Rescue workers were still combing through the rubble of shattered buildings after an earthquake in the city of Hualien in Taiwan killed at least 10 people. Another 58 are also missing following the magnitude 6.4 tremor, which hit the popular coastal resort on Tuesday.

Many are believed to be trapped inside a 12-storey residential building, which contains a small hotel and apartments. The high-rise is now tilting at a 45-degree angle and appears to be on the verge of collapse.

“I saw the first floor sink into the ground,” Lu Chih-son, 35, who saw 20 people rescued from the building, told the AFP News Agency. “Then it sunk and tilted further and the fourth floor became the first floor.”

Dozens of people are missing following a deadly magnitude-6.4 earthquake in Taiwan that killed at least seven people and injured more than 250. It also damaged bridges and buckled roads in the east of the island.

Scores of aftershocks have hampered rescue efforts as emergency services sifted through collapsed buildings in search of survivors.

Concerns are growing that tremors of at least 5.0 could rock the island in the next two weeks, according to the Taipei government.

Nervous residents have already endured more than 200 aftershocks, including a 5.7 quake on Wednesday evening.

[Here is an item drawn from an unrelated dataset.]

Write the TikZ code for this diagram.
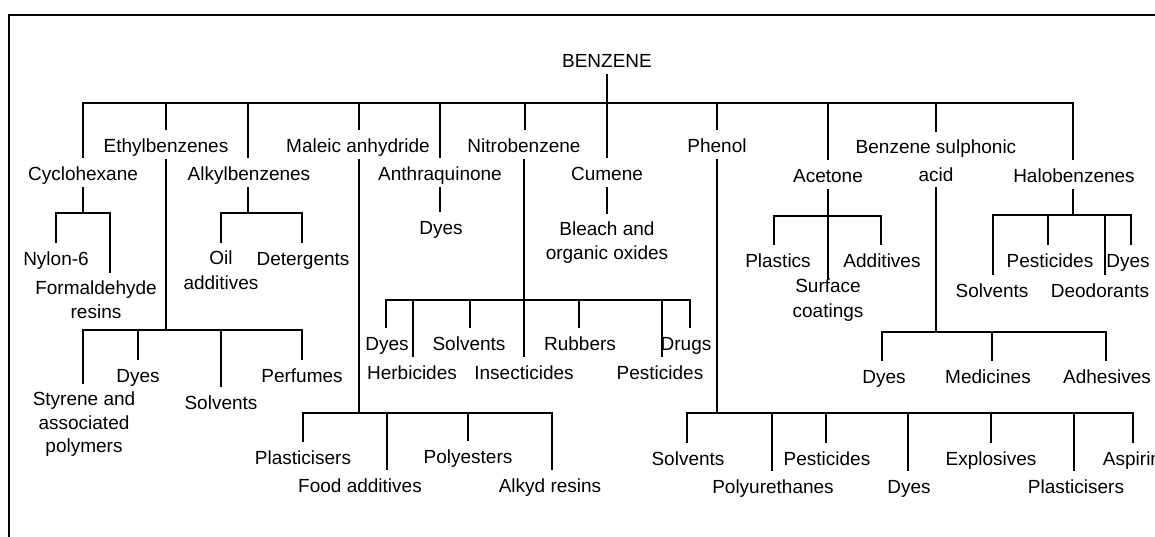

“There were constant aftershocks so I didn’t really dare stay at home,” Yang Yantin, a Hualien resident, told the Reuters News Agency. “The area around my house is actually not that bad, the houses are all OK but, because of the aftershocks, I don’t really want to stay there.”

More than 1,300 police have been deployed to help with rescue efforts. On Wednesday, about 40,000 homes were without water, while highways and bridges were closed. The army has also been called in to help the emergency services.

Even the Taiwanese President Tsai Ing-wen rushed to the scene of the earthquake to help direct rescue operations.

“The president has asked the cabinet and related ministries to immediately launch the ‘disaster mechanism’ and to work at the fastest rate on disaster relief work,” the president’s office said in a statement just hours after the earthquake.

“Armed forces & government agencies are responding,” Taiwan’s president, Tsai Ing-wen, wrote on Twitter. “Relief measures are underway. Stay safe.”

For the past 36 hours, emergency services have worked around the clock amid rubble and debris. A witness said people had rushed out of a residential building after another strong tremor rattled the city on Thursday.

Horns sounded to warn people to leave buildings and chanting from groups of Buddhists could also be heard.

At first, it was initially feared as many as 150 people were missing, but that figure has been trimmed to 58.

“I’ve never actually experienced an earthquake before but I’d heard people say that there were often earthquakes here, so at first I didn’t really react,” Zhang Hongcong, a tourist, told the Reuters News Agency. “But later when all the lights started smashing the floor was covered in glass – that is when I realized it was really serious.”